# Installing quarry tile for the first time



## Kenilworth (Oct 19, 2012)

I just got a 1300' commercial tile job. I'm usually installing residential tile, wood, and carpet and I've never touched a quarry tile. I have two weeks to gather some tips. I've been asking the same questions to a lot of people to be sure and get a well rounded answer. 

How much mud?

Seal once? Twice? Seventeen times? Before grouting?

Anything else that a poor ignoramus should know?

Also, It's rare that I grout more than 500' on a single job. Do you have any reccomendations that will make my job easier without a lot of high dollar equipment? 

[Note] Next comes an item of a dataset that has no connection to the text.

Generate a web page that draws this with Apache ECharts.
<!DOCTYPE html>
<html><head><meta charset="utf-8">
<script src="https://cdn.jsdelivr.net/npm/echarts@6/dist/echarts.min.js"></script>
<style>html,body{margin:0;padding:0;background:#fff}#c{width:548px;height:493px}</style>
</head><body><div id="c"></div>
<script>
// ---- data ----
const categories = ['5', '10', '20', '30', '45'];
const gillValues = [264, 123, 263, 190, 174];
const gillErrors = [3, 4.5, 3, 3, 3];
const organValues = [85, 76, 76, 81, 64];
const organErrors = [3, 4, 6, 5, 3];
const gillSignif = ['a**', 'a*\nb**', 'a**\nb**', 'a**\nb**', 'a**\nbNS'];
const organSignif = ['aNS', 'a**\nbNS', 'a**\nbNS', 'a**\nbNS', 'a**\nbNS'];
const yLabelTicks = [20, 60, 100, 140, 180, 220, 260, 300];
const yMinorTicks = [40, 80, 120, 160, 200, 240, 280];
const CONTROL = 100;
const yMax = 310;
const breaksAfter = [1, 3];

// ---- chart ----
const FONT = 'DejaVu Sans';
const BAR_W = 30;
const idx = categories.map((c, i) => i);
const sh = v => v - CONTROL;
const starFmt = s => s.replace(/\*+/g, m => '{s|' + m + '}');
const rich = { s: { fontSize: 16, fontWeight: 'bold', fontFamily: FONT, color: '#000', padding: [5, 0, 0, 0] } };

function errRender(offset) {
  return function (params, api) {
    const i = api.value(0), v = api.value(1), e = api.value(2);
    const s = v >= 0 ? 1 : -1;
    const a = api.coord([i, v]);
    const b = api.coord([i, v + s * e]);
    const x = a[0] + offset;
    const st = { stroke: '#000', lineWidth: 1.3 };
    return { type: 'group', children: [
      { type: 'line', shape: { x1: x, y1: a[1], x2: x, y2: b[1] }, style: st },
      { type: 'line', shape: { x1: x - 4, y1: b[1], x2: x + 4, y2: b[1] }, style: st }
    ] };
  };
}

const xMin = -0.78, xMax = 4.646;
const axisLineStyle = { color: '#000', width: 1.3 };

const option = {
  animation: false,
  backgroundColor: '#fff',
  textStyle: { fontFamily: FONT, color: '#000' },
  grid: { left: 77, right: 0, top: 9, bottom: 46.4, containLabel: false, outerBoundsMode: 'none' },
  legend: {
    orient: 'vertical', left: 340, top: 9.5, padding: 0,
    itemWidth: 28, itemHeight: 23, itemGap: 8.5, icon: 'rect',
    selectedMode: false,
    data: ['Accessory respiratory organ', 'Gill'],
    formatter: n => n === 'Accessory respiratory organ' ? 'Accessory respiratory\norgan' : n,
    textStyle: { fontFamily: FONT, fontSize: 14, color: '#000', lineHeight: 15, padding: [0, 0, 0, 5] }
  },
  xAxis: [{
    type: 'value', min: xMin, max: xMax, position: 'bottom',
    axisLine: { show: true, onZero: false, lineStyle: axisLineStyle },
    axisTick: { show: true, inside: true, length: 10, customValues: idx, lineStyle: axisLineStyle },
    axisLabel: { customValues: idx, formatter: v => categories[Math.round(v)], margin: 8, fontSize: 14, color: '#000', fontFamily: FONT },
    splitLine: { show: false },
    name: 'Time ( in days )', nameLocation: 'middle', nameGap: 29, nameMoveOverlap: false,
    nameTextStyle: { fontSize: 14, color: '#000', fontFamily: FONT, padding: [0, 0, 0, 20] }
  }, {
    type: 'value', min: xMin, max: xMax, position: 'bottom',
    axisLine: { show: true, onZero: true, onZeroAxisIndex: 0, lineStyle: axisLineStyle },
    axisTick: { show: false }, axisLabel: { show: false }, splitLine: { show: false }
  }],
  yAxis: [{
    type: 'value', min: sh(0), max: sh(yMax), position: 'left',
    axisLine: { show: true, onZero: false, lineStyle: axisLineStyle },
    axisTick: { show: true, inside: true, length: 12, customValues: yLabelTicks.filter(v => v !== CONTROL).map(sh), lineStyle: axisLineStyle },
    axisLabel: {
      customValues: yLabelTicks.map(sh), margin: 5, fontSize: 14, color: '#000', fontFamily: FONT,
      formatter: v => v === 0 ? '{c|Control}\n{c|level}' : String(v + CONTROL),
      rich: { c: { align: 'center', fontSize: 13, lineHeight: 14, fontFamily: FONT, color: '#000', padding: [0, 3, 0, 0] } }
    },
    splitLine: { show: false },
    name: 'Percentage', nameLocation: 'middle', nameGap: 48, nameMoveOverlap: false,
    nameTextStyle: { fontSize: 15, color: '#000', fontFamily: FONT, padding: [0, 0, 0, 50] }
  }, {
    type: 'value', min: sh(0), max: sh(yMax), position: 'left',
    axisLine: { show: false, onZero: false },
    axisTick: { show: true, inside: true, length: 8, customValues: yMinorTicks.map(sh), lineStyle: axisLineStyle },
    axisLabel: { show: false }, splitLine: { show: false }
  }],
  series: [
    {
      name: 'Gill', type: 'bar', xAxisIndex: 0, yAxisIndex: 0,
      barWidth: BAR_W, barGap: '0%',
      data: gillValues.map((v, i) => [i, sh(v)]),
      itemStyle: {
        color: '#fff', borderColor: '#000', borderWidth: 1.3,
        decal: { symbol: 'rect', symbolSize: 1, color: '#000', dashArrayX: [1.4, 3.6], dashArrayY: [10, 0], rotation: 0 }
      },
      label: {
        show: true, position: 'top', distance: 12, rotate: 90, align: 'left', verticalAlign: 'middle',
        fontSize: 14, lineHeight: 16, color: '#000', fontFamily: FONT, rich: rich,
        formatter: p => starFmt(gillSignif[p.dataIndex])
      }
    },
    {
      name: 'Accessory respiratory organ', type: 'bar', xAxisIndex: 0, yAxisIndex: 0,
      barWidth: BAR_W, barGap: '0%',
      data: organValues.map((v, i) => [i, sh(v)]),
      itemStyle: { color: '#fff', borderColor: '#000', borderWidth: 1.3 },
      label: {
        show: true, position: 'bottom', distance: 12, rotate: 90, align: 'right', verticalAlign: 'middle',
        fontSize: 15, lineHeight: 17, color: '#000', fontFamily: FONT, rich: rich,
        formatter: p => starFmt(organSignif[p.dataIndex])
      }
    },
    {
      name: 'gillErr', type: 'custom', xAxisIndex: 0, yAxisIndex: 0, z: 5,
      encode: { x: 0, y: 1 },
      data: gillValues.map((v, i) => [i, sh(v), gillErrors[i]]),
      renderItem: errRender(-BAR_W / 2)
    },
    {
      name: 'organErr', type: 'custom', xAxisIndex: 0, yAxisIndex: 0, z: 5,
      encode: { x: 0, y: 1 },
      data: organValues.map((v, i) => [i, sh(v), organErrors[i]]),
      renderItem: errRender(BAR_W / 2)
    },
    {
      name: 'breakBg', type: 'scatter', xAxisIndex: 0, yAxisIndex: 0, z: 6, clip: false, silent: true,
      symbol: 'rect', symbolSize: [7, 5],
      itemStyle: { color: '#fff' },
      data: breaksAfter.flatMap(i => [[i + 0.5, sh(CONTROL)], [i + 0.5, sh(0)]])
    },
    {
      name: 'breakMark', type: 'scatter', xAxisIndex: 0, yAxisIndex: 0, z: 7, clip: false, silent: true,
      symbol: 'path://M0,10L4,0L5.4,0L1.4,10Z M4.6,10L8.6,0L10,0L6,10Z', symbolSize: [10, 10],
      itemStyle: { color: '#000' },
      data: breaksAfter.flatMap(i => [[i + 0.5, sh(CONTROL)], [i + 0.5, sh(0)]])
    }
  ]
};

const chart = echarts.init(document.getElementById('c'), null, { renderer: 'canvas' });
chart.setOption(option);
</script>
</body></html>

Hopefully it won't be a disaster. The area is mostly open with one bathroom and I've allowed a 3 man crew 6 days to finish.
Thanks folks.


----------



## tileman2000 (Feb 14, 2011)

Best tool for installing quarry tile is a rack system. It's the fastest way of laying them and you don't have to worry about playing with the joints to get them straight.

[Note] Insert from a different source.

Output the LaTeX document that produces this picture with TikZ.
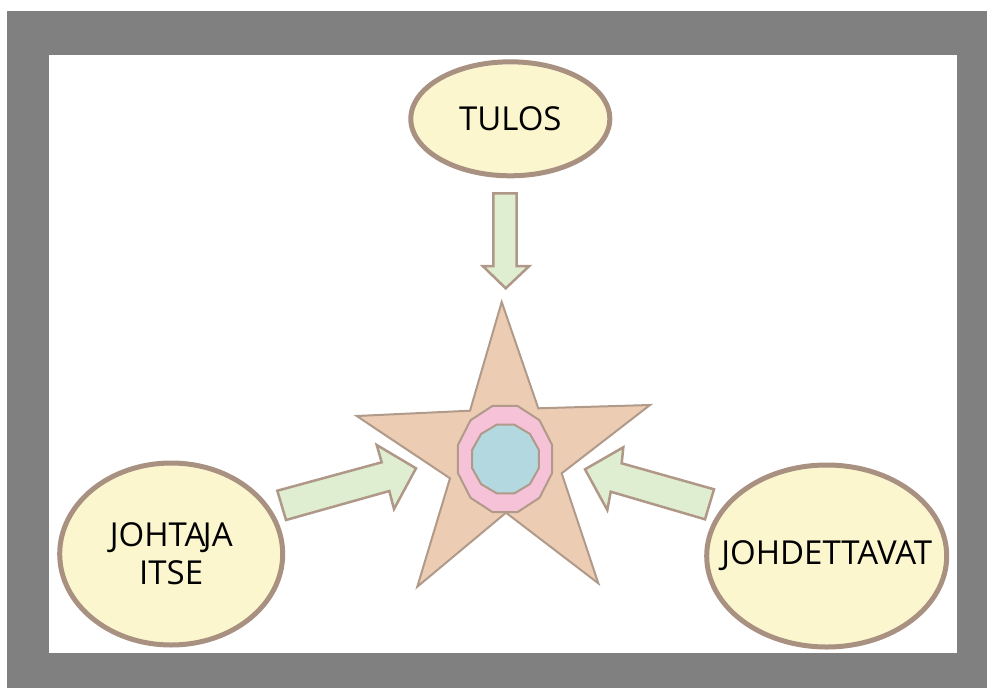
\documentclass[tikz,border=0pt]{standalone}
\usepackage{fontspec}
\setmainfont{Open Sans}
\usetikzlibrary{shapes.geometric}
\definecolor{frame}{HTML}{808080}
\definecolor{bubblefill}{HTML}{FCF6CE}
\definecolor{bubbleline}{HTML}{A99182}
\definecolor{starfill}{HTML}{EDCCB4}
\definecolor{starline}{HTML}{B09A8A}
\definecolor{ringfill}{HTML}{F5C2D8}
\definecolor{corefill}{HTML}{B4D8E0}
\definecolor{arrowfill}{HTML}{DFEDD0}
\definecolor{arrowline}{HTML}{B09888}
\tikzset{
  bubble/.style={ellipse, draw=bubbleline, fill=bubblefill, line width=5pt,
    inner sep=0pt, align=center, font=\fontsize{33}{38}\selectfont},
  blockarrow/.style={draw=arrowline, fill=arrowfill, line width=2.5pt, line join=miter},
  starpart/.style={draw=starline, line width=2pt, line join=miter}
}
\begin{document}
\begin{tikzpicture}[x=1pt, y=-1pt]
  \useasboundingbox (0,0) rectangle (987,688);
  % frame and canvas
  \fill[frame] (7,11) rectangle (987,688);
  \fill[white] (49,55) rectangle (957,653);

  % the three bubbles (wide labels are boxed to zero width so the ellipse keeps its size)
  \node[bubble, minimum width=199pt, minimum height=114pt] (tulos) at (510.3,118.8) {TULOS};
  \node[bubble, minimum width=223pt, minimum height=182pt] (johtaja) at (171.2,554)
    {\makebox[0pt]{JOHTA\kern-2.5pt JA}\\\makebox[0pt]{ITSE}};
  \node[bubble, minimum width=240pt, minimum height=182pt] (johdettavat) at (826.7,556)
    {\makebox[0pt]{JOHDETTAVAT}};

  % central star
  \draw[starpart, fill=starfill]
    (501.7,302) -- (538.3,408.3) -- (650,405) -- (561.7,473.3) -- (598.3,583.3)
    -- (506,512.7) -- (417.3,586.7) -- (450,478.3) -- (356.7,416) -- (470,410.7) -- cycle;
  % ring and core
  \draw[starpart, fill=ringfill]
    plot[samples at={15,45,...,345}] ({505+48.7*cos(\x)}, {459+54.9*sin(\x)}) -- cycle;
  \draw[starpart, fill=corefill]
    plot[samples at={15,45,...,345}] ({505.5+34.5*cos(\x)}, {459+35.5*sin(\x)}) -- cycle;

  % block arrows pointing at the star
  \draw[blockarrow] (493.3,193.3) -- (516.7,193.3) -- (516.7,266) -- (529.3,266)
    -- (505.7,288.3) -- (482.7,266) -- (493.3,266) -- cycle;
  \draw[blockarrow] (277.3,490.7) -- (381.7,462.3) -- (376.7,445) -- (416,468.3)
    -- (394,509) -- (389.3,491) -- (286,520) -- cycle;
  \draw[blockarrow] (714,489.3) -- (621.7,463.3) -- (623.3,447.3) -- (585,469.3)
    -- (607.3,510) -- (610.7,491.7) -- (705,519.3) -- cycle;
\end{tikzpicture}
\end{document}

Are the 3 men installers? If so, 6 days sounds reasonable.

What type of grout is being used?


----------



## Kenilworth (Oct 19, 2012)

Dunno what grout yet. The store owner is supplying all materials.


----------



## tileman2000 (Feb 14, 2011)

One of those grout bucket systems will speed things along also.


----------



## Floormasta78 (Apr 6, 2011)

I use this..


----------



## Kenilworth (Oct 19, 2012)

Good for you brotherman. Do you think it's practical for me to hunt down such a device for one job?


----------



## Floormasta78 (Apr 6, 2011)

If you ate doing quarry it's a commercial job. You should be using epoxy grout


----------



## charimon (Nov 24, 2008)

Kenilworth, The way you use the above mentioned rack is to demonstrate it at any critical inspection point, It is also rumored to be very effective when placed near any potentially substandard finished product.


----------



## Lion Hunter (Apr 5, 2012)

My tile guy soaks the quarry tiles on water before he lays them. Then lays them out so they are not dripping but not completely dry.


----------



## Evan1968 (Dec 5, 2010)

Kenilworth said:


> I've allowed a 3 man crew 6 days to finish.


What are they going to do with the other 3 days?


----------



## Kenilworth (Oct 19, 2012)

I don't care how fast you are, cousin. I'm doing a new type of install for the first time, don't you think I should allow myself a little extra time?


----------



## Evan1968 (Dec 5, 2010)

Lighten up there Francis.:blink:
You are really not doing a new type of install. Your doing a install with a type of tile you haven't worked with before.Quarry tile is just like any other tile. It goes down just like any other tile and gets grouted just the same.

Few questions before the tutorial:
1)Where is the install? Commercial kitchen? Food plant? Kennel?
2)What type of grout is being spec'd out? Sanded? Epoxy? Very important to find this out.
3)What size is the quarry? 6"? 8"?
4)Will there be matching cove base?
5)Whats the substrate its going over?


----------